筆者の小さな関心に引き付けて、手前味噌ながら素材と文化史という視点から類書を挙げると、古くは長谷川堯・黒川哲郎『建築光幻学──透光不透視の世界』(鹿島出版会1977)、遠藤徹『プラスチックの文化史──可塑性物質の神話学』(水声社1999)、筆者も邦訳に携わっているAdrian Forty, Concrete and Culture: A Material Story(London: Reaktion Books, 2012. 邦題未定、鹿島出版会2016予定)、また各々近現代日本の煉瓦と現代日本の鉄筋コンクリートについて記した拙論も既刊または近刊である。三宅理一監修、中島智章・前島美知子『サンゴバン──ガラス・テクノロジーが支えた建築のイノベーション』(武田ランダムハウスジャパン、2010)をこの系列に加えてもよいし、産業遺産や廃墟をめぐる議論も隣接したトピックとなろう。現代日本の建築家の間でも物質や素材に視座をおいた議論が、例えば川俣正が行った物質の循環経路への介入行為を参照したような物質の循環への着目というかたちで、あるいは木質素材の有効利用や断熱素材の性能向上といった、エコロジーや新建材やディテールへの期待などから、近年盛んだったように思われる。いってみれば輪郭をもたない物質をめぐる、こうした新たな歴史記述を、輪郭をもつモノ(※4)をめぐる歴史の蓄積やその新展開と、どのように接合または交叉させていくかという課題がありうる。そのときに浮上するのは、たとえばグルタミン酸ナトリウムという素材そのものに着目した本書第二章、籐椅子という素材と形状の新提案により和室に椅子という洋式家具が定着した経緯を記した第五章などであろう。

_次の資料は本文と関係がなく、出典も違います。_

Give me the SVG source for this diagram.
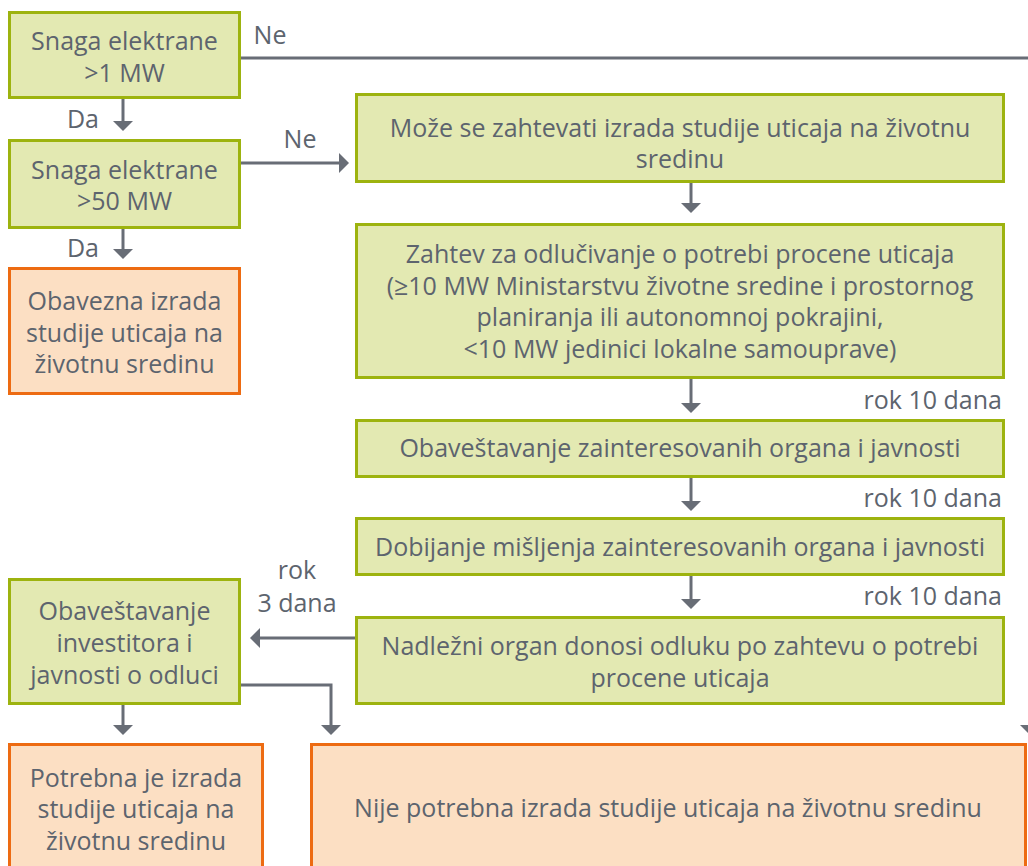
<svg xmlns="http://www.w3.org/2000/svg" width="1028" height="866" viewBox="0 0 1028 866">
<style>
.g{fill:#e3e9b2;stroke:#9db30f;stroke-width:3}
.o{fill:#fcdfc3;stroke:#ed6b12;stroke-width:3}
text{font-family:"Open Sans","Liberation Sans",sans-serif;font-size:25px;fill:#5d646e;text-anchor:middle}
.r{text-anchor:end}
.c{fill:none;stroke:#686d76;stroke-width:3}
</style>
<defs>
<marker id="ah" markerUnits="userSpaceOnUse" markerWidth="12" markerHeight="22" refX="2" refY="10" orient="auto" viewBox="0 0 12 20">
<path d="M0,0 L10,10 L0,20 Z" fill="#686d76"/>
</marker>
</defs>
<rect width="1028" height="866" fill="#ffffff"/>
<g id="connectors">
<path class="c" d="M241,58 H1030 V727" marker-end="url(#ah)"/>
<path class="c" d="M123,99 V123" marker-end="url(#ah)"/>
<path class="c" d="M123,229 V251" marker-end="url(#ah)"/>
<path class="c" d="M241,163 H341" marker-end="url(#ah)"/>
<path class="c" d="M691,183 V205" marker-end="url(#ah)"/>
<path class="c" d="M691,379 V405" marker-end="url(#ah)"/>
<path class="c" d="M691,478 V503" marker-end="url(#ah)"/>
<path class="c" d="M691,576 V601" marker-end="url(#ah)"/>
<path class="c" d="M355,638 H258" marker-end="url(#ah)"/>
<path class="c" d="M123,705 V727" marker-end="url(#ah)"/>
<path class="c" d="M241,685 H331 V727" marker-end="url(#ah)"/>
<text x="270" y="44">Ne</text>
<text x="83" y="128">Da</text>
<text x="83" y="257">Da</text>
<text x="300" y="148">Ne</text>
<text class="r" x="1002" y="409">rok 10 dana</text>
<text class="r" x="1002" y="507">rok 10 dana</text>
<text class="r" x="1002" y="605">rok 10 dana</text>
<text x="297" y="579">rok</text>
<text x="297" y="612">3 dana</text>
</g>
<g id="n1">
<rect class="g" x="9.5" y="12.5" width="230" height="85"/>
<text x="124.5" y="50">Snaga elektrane</text>
<text x="124.5" y="82">&gt;1 MW</text>
</g>
<g id="n2">
<rect class="g" x="9.5" y="140.5" width="230" height="87"/>
<text x="124.5" y="179">Snaga elektrane</text>
<text x="124.5" y="210">&gt;50 MW</text>
</g>
<g id="n3">
<rect class="o" x="9.5" y="268.5" width="230" height="125"/>
<text x="124.5" y="310">Obavezna izrada</text>
<text x="124.5" y="342">studije uticaja na</text>
<text x="124.5" y="373">životnu sredinu</text>
</g>
<g id="n4">
<rect class="g" x="356.5" y="94.5" width="647" height="87"/>
<text x="680" y="137">Može se zahtevati izrada studije uticaja na životnu</text>
<text x="680" y="168">sredinu</text>
</g>
<g id="n5">
<rect class="g" x="356.5" y="224.5" width="647" height="153"/>
<text x="680" y="263">Zahtev za odlučivanje o potrebi procene uticaja</text>
<text x="680" y="294.5">(≥10 MW Ministarstvu životne sredine i prostornog</text>
<text x="680" y="326">planiranja ili autonomnoj pokrajini,</text>
<text x="680" y="357.5">&lt;10 MW jedinici lokalne samouprave)</text>
</g>
<g id="n6">
<rect class="g" x="356.5" y="420.5" width="647" height="56"/>
<text x="680" y="457">Obaveštavanje zainteresovanih organa i javnosti</text>
</g>
<g id="n7">
<rect class="g" x="356.5" y="518.5" width="647" height="56"/>
<text x="680" y="556">Dobijanje mišljenja zainteresovanih organa i javnosti</text>
</g>
<g id="n8">
<rect class="g" x="356.5" y="617.5" width="647" height="86"/>
<text x="680" y="655">Nadležni organ donosi odluku po zahtevu o potrebi</text>
<text x="680" y="687">procene uticaja</text>
</g>
<g id="n9">
<rect class="g" x="9.5" y="579.5" width="230" height="124"/>
<text x="124.5" y="620">Obaveštavanje</text>
<text x="124.5" y="652">investitora i</text>
<text x="124.5" y="684">javnosti o odluci</text>
</g>
<g id="n10">
<rect class="o" x="9.5" y="744.5" width="253" height="130"/>
<text x="136" y="787">Potrebna je izrada</text>
<text x="136" y="818">studije uticaja na</text>
<text x="136" y="850">životnu sredinu</text>
</g>
<g id="n11">
<rect class="o" x="311.5" y="744.5" width="714" height="130"/>
<text x="668" y="817">Nije potrebna izrada studije uticaja na životnu sredinu</text>
</g>
</svg>
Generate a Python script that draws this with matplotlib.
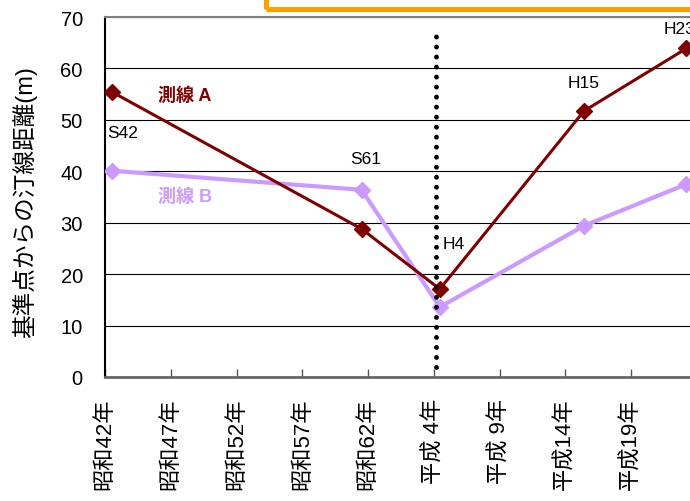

翻訳作業中の細かい訳語の検討から離れ、あらためて物質文化論の関心と方法論的関心の交叉として本書を捉え直してみたいが、筆者がその地点に至るにはもう少し時間がかかりそうである。願わくば読者の方々のコメントやご指摘によって、その時間が短縮されんことを。(天内大樹)
※1 たとえば筆者の勤務地である浜松と、サンド氏がしばしば滞在する東京との中間にあるという理由から、熱海で一泊「缶詰め」になった。
※2 本書とこの二つの著書には、すでに中国語訳の計画があり、House and Home in Modern Japanについては北京大学出版社から間もなく刊行予定という。一方、本書以外の邦訳の予定は今のところないと聞いている。
※3 主宰する勉強会での議論や勤務先の歴史学者の話から想像する限り、この見解が日本の歴史学研究で主流であるかは疑わしい。
※4 額縁、台座、ファサードなどを伝統的に備えてきたジャンルのモノを念頭に置いている。